* **Problem details**
Transcribe every line exactly. Leave the pictures behind.

* **Data lines**
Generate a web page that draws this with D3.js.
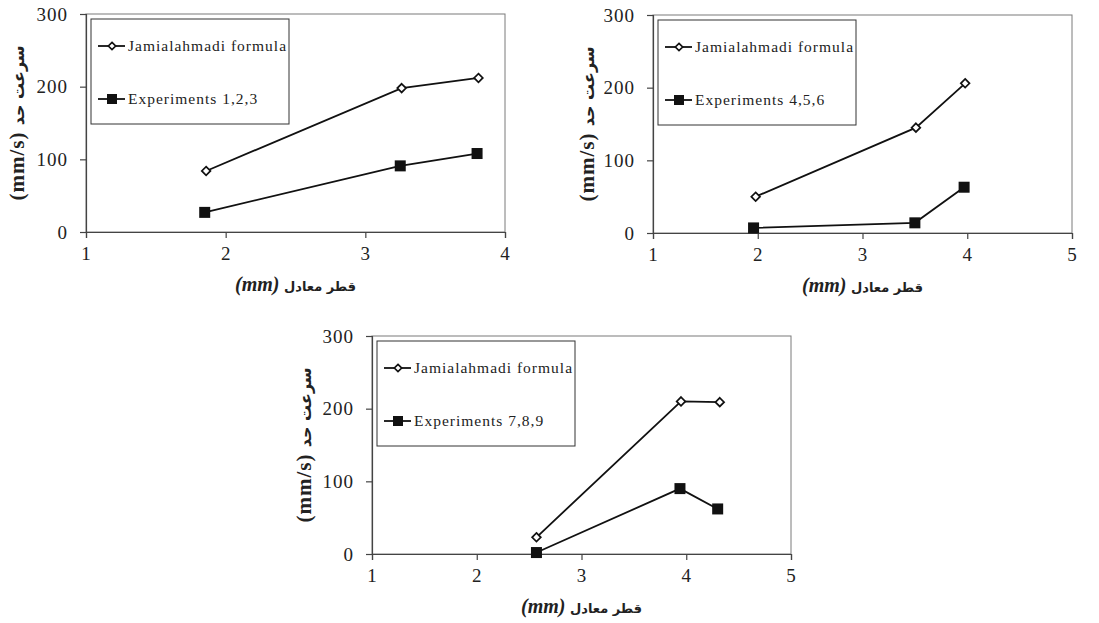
<!DOCTYPE html>
<html>
<head>
<meta charset="utf-8">
<script src="https://cdn.jsdelivr.net/npm/d3@7"></script>
<style>
  body { margin: 0; background: #fff; }
  svg { display: block; }
</style>
</head>
<body>
<div id="chart"></div>
<script>
// values
var yTicks = [0, 100, 200, 300];
var xTicksA = [1, 2, 3, 4];
var xTicksB = [1, 2, 3, 4, 5];

var formulaName = "Jamialahmadi formula";
var expNames = ["Experiments 1,2,3", "Experiments 4,5,6", "Experiments 7,8,9"];

var formula1X = [1.86, 3.26, 3.81];
var formula1Y = [84, 198, 212];
var exp1X = [1.85, 3.25, 3.80];
var exp1Y = [27, 91, 108];

var formula2X = [1.98, 3.51, 3.98];
var formula2Y = [50, 145, 206];
var exp2X = [1.96, 3.50, 3.97];
var exp2Y = [7, 14, 63];

var formula3X = [2.57, 3.95, 4.32];
var formula3Y = [23, 210, 209];
var exp3X = [2.57, 3.94, 4.30];
var exp3Y = [2, 90, 62];

var yTitle = "(mm/s) ";
var yTitleFa = "سرعت حد";
var xTitle = "(mm)";
var xTitleFa = " قطر معادل";

var svg = d3.select("#chart").append("svg")
  .attr("width", 1099)
  .attr("height", 623);

var zip = function(xs, ys) { return xs.map(function(x, i) { return [x, ys[i]]; }); };

var drawChart = function(opt) {
  var w = 419, h = 218;
  var g = svg.append("g").attr("transform", "translate(" + opt.left + "," + opt.top + ")");

  var x = d3.scaleLinear().domain([opt.xTicks[0], opt.xTicks[opt.xTicks.length - 1]]).range([0, w]);
  var y = d3.scaleLinear().domain([0, 300]).range([h, 0]);

  // frame
  g.append("rect").attr("width", w).attr("height", h)
    .attr("fill", "none").attr("stroke", "#7a7a7a").attr("stroke-width", 1);

  var yAxis = g.append("g").call(d3.axisLeft(y).tickValues(yTicks).tickSize(6).tickPadding(12));
  var xAxis = g.append("g").attr("transform", "translate(0," + h + ")")
    .call(d3.axisBottom(x).tickValues(opt.xTicks).tickSize(6).tickPadding(9).tickFormat(d3.format("d")));

  [xAxis, yAxis].forEach(function(a) {
    a.select(".domain").attr("stroke", "#444").attr("stroke-width", 1.2);
    a.selectAll(".tick line").attr("stroke", "#444").attr("stroke-width", 1.2);
    a.selectAll(".tick text")
      .attr("fill", "#222")
      .style("font-family", "'Liberation Serif', serif")
      .style("font-size", "19px")
      .style("letter-spacing", "1px");
  });

  var line = d3.line().x(function(d) { return x(d[0]); }).y(function(d) { return y(d[1]); });
  var fData = zip(opt.fx, opt.fy);
  var eData = zip(opt.ex, opt.ey);

  g.append("path").datum(fData).attr("d", line)
    .attr("fill", "none").attr("stroke", "#111").attr("stroke-width", 1.8);
  g.append("path").datum(eData).attr("d", line)
    .attr("fill", "none").attr("stroke", "#111").attr("stroke-width", 1.8);

  var diamond = d3.symbol().type(d3.symbolDiamond2).size(48);
  g.selectAll(".fpt").data(fData).enter().append("path")
    .attr("class", "fpt")
    .attr("transform", function(d) { return "translate(" + x(d[0]) + "," + y(d[1]) + ")"; })
    .attr("d", diamond)
    .attr("fill", "#fff").attr("stroke", "#111").attr("stroke-width", 1.7);

  g.selectAll(".ept").data(eData).enter().append("rect")
    .attr("class", "ept")
    .attr("x", function(d) { return x(d[0]) - 5.5; })
    .attr("y", function(d) { return y(d[1]) - 5.5; })
    .attr("width", 11).attr("height", 11)
    .attr("fill", "#111");

  // legend
  var lg = g.append("g").attr("transform", "translate(5,5)");
  lg.append("rect").attr("width", 198).attr("height", 105)
    .attr("fill", "#fff").attr("stroke", "#333").attr("stroke-width", 1);
  var rows = [{ y: 27, label: formulaName, kind: "d" }, { y: 80, label: opt.expName, kind: "s" }];
  rows.forEach(function(r) {
    lg.append("line").attr("x1", 7).attr("x2", 34).attr("y1", r.y).attr("y2", r.y)
      .attr("stroke", "#111").attr("stroke-width", 1.8);
    if (r.kind === "d") {
      lg.append("path").attr("transform", "translate(21," + r.y + ")")
        .attr("d", d3.symbol().type(d3.symbolDiamond2).size(34))
        .attr("fill", "#fff").attr("stroke", "#111").attr("stroke-width", 1.7);
    } else {
      lg.append("rect").attr("x", 16).attr("y", r.y - 5).attr("width", 10).attr("height", 10).attr("fill", "#111");
    }
    lg.append("text").attr("x", 37).attr("y", r.y).attr("dy", "0.35em")
      .attr("fill", "#222")
      .style("font-family", "'Liberation Serif', serif")
      .style("font-size", "15.5px")
      .style("letter-spacing", "1px")
      .text(r.label);
  });

  // axis titles
  var yt = g.append("text")
    .attr("transform", "translate(" + opt.yTitleX + "," + (h / 2) + ") rotate(-90)")
    .attr("text-anchor", "middle").attr("dy", "0.35em")
    .attr("fill", "#222")
    .style("font-weight", "bold")
    .style("direction", "ltr").style("unicode-bidi", "embed");
  yt.append("tspan").style("font-family", "'Liberation Serif', serif").style("font-size", "21px").style("letter-spacing", "1px").text(yTitle);
  yt.append("tspan").style("font-family", "'DejaVu Sans', sans-serif").style("font-size", "16px").text(yTitleFa);

  var xt = g.append("text")
    .attr("x", w / 2).attr("y", h + 53).attr("dy", "0.35em")
    .attr("text-anchor", "middle")
    .attr("fill", "#222")
    .style("font-weight", "bold")
    .style("direction", "ltr").style("unicode-bidi", "embed");
  xt.append("tspan").style("font-family", "'Liberation Serif', serif").style("font-style", "italic").style("font-size", "20px").text(xTitle);
  xt.append("tspan").style("font-family", "'DejaVu Sans', sans-serif").style("font-size", "13px").text(xTitleFa);
};

drawChart({ left: 86, top: 14, xTicks: xTicksA, fx: formula1X, fy: formula1Y, ex: exp1X, ey: exp1Y, expName: expNames[0], yTitleX: -68 });
drawChart({ left: 653, top: 15, xTicks: xTicksB, fx: formula2X, fy: formula2Y, ex: exp2X, ey: exp2Y, expName: expNames[1], yTitleX: -65 });
drawChart({ left: 372, top: 336, xTicks: xTicksB, fx: formula3X, fy: formula3Y, ex: exp3X, ey: exp3Y, expName: expNames[2], yTitleX: -67 });
</script>
</body>
</html>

* **Solution to this exercise**
Generate a web page that draws this with D3.js.
<!DOCTYPE html>
<html>
<head>
<meta charset="utf-8">
<script src="https://cdn.jsdelivr.net/npm/d3@7"></script>
<style>
  body { margin: 0; background: #fff; }
  svg { display: block; }
</style>
</head>
<body>
<div id="chart"></div>
<script>
// values
var yTicks = [0, 100, 200, 300];
var xTicksA = [1, 2, 3, 4];
var xTicksB = [1, 2, 3, 4, 5];

var formulaName = "Jamialahmadi formula";
var expNames = ["Experiments 1,2,3", "Experiments 4,5,6", "Experiments 7,8,9"];

var formula1X = [1.86, 3.26, 3.81];
var formula1Y = [84, 198, 212];
var exp1X = [1.85, 3.25, 3.80];
var exp1Y = [27, 91, 108];

var formula2X = [1.98, 3.51, 3.98];
var formula2Y = [50, 145, 206];
var exp2X = [1.96, 3.50, 3.97];
var exp2Y = [7, 14, 63];

var formula3X = [2.57, 3.95, 4.32];
var formula3Y = [23, 210, 209];
var exp3X = [2.57, 3.94, 4.30];
var exp3Y = [2, 90, 62];

var yTitle = "(mm/s) ";
var yTitleFa = "سرعت حد";
var xTitle = "(mm)";
var xTitleFa = " قطر معادل";

var svg = d3.select("#chart").append("svg")
  .attr("width", 1099)
  .attr("height", 623);

var zip = function(xs, ys) { return xs.map(function(x, i) { return [x, ys[i]]; }); };

var drawChart = function(opt) {
  var w = 419, h = 218;
  var g = svg.append("g").attr("transform", "translate(" + opt.left + "," + opt.top + ")");

  var x = d3.scaleLinear().domain([opt.xTicks[0], opt.xTicks[opt.xTicks.length - 1]]).range([0, w]);
  var y = d3.scaleLinear().domain([0, 300]).range([h, 0]);

  // frame
  g.append("rect").attr("width", w).attr("height", h)
    .attr("fill", "none").attr("stroke", "#7a7a7a").attr("stroke-width", 1);

  var yAxis = g.append("g").call(d3.axisLeft(y).tickValues(yTicks).tickSize(6).tickPadding(12));
  var xAxis = g.append("g").attr("transform", "translate(0," + h + ")")
    .call(d3.axisBottom(x).tickValues(opt.xTicks).tickSize(6).tickPadding(9).tickFormat(d3.format("d")));

  [xAxis, yAxis].forEach(function(a) {
    a.select(".domain").attr("stroke", "#444").attr("stroke-width", 1.2);
    a.selectAll(".tick line").attr("stroke", "#444").attr("stroke-width", 1.2);
    a.selectAll(".tick text")
      .attr("fill", "#222")
      .style("font-family", "'Liberation Serif', serif")
      .style("font-size", "19px")
      .style("letter-spacing", "1px");
  });

  var line = d3.line().x(function(d) { return x(d[0]); }).y(function(d) { return y(d[1]); });
  var fData = zip(opt.fx, opt.fy);
  var eData = zip(opt.ex, opt.ey);

  g.append("path").datum(fData).attr("d", line)
    .attr("fill", "none").attr("stroke", "#111").attr("stroke-width", 1.8);
  g.append("path").datum(eData).attr("d", line)
    .attr("fill", "none").attr("stroke", "#111").attr("stroke-width", 1.8);

  var diamond = d3.symbol().type(d3.symbolDiamond2).size(48);
  g.selectAll(".fpt").data(fData).enter().append("path")
    .attr("class", "fpt")
    .attr("transform", function(d) { return "translate(" + x(d[0]) + "," + y(d[1]) + ")"; })
    .attr("d", diamond)
    .attr("fill", "#fff").attr("stroke", "#111").attr("stroke-width", 1.7);

  g.selectAll(".ept").data(eData).enter().append("rect")
    .attr("class", "ept")
    .attr("x", function(d) { return x(d[0]) - 5.5; })
    .attr("y", function(d) { return y(d[1]) - 5.5; })
    .attr("width", 11).attr("height", 11)
    .attr("fill", "#111");

  // legend
  var lg = g.append("g").attr("transform", "translate(5,5)");
  lg.append("rect").attr("width", 198).attr("height", 105)
    .attr("fill", "#fff").attr("stroke", "#333").attr("stroke-width", 1);
  var rows = [{ y: 27, label: formulaName, kind: "d" }, { y: 80, label: opt.expName, kind: "s" }];
  rows.forEach(function(r) {
    lg.append("line").attr("x1", 7).attr("x2", 34).attr("y1", r.y).attr("y2", r.y)
      .attr("stroke", "#111").attr("stroke-width", 1.8);
    if (r.kind === "d") {
      lg.append("path").attr("transform", "translate(21," + r.y + ")")
        .attr("d", d3.symbol().type(d3.symbolDiamond2).size(34))
        .attr("fill", "#fff").attr("stroke", "#111").attr("stroke-width", 1.7);
    } else {
      lg.append("rect").attr("x", 16).attr("y", r.y - 5).attr("width", 10).attr("height", 10).attr("fill", "#111");
    }
    lg.append("text").attr("x", 37).attr("y", r.y).attr("dy", "0.35em")
      .attr("fill", "#222")
      .style("font-family", "'Liberation Serif', serif")
      .style("font-size", "15.5px")
      .style("letter-spacing", "1px")
      .text(r.label);
  });

  // axis titles
  var yt = g.append("text")
    .attr("transform", "translate(" + opt.yTitleX + "," + (h / 2) + ") rotate(-90)")
    .attr("text-anchor", "middle").attr("dy", "0.35em")
    .attr("fill", "#222")
    .style("font-weight", "bold")
    .style("direction", "ltr").style("unicode-bidi", "embed");
  yt.append("tspan").style("font-family", "'Liberation Serif', serif").style("font-size", "21px").style("letter-spacing", "1px").text(yTitle);
  yt.append("tspan").style("font-family", "'DejaVu Sans', sans-serif").style("font-size", "16px").text(yTitleFa);

  var xt = g.append("text")
    .attr("x", w / 2).attr("y", h + 53).attr("dy", "0.35em")
    .attr("text-anchor", "middle")
    .attr("fill", "#222")
    .style("font-weight", "bold")
    .style("direction", "ltr").style("unicode-bidi", "embed");
  xt.append("tspan").style("font-family", "'Liberation Serif', serif").style("font-style", "italic").style("font-size", "20px").text(xTitle);
  xt.append("tspan").style("font-family", "'DejaVu Sans', sans-serif").style("font-size", "13px").text(xTitleFa);
};

drawChart({ left: 86, top: 14, xTicks: xTicksA, fx: formula1X, fy: formula1Y, ex: exp1X, ey: exp1Y, expName: expNames[0], yTitleX: -68 });
drawChart({ left: 653, top: 15, xTicks: xTicksB, fx: formula2X, fy: formula2Y, ex: exp2X, ey: exp2Y, expName: expNames[1], yTitleX: -65 });
drawChart({ left: 372, top: 336, xTicks: xTicksB, fx: formula3X, fy: formula3Y, ex: exp3X, ey: exp3Y, expName: expNames[2], yTitleX: -67 });
</script>
</body>
</html>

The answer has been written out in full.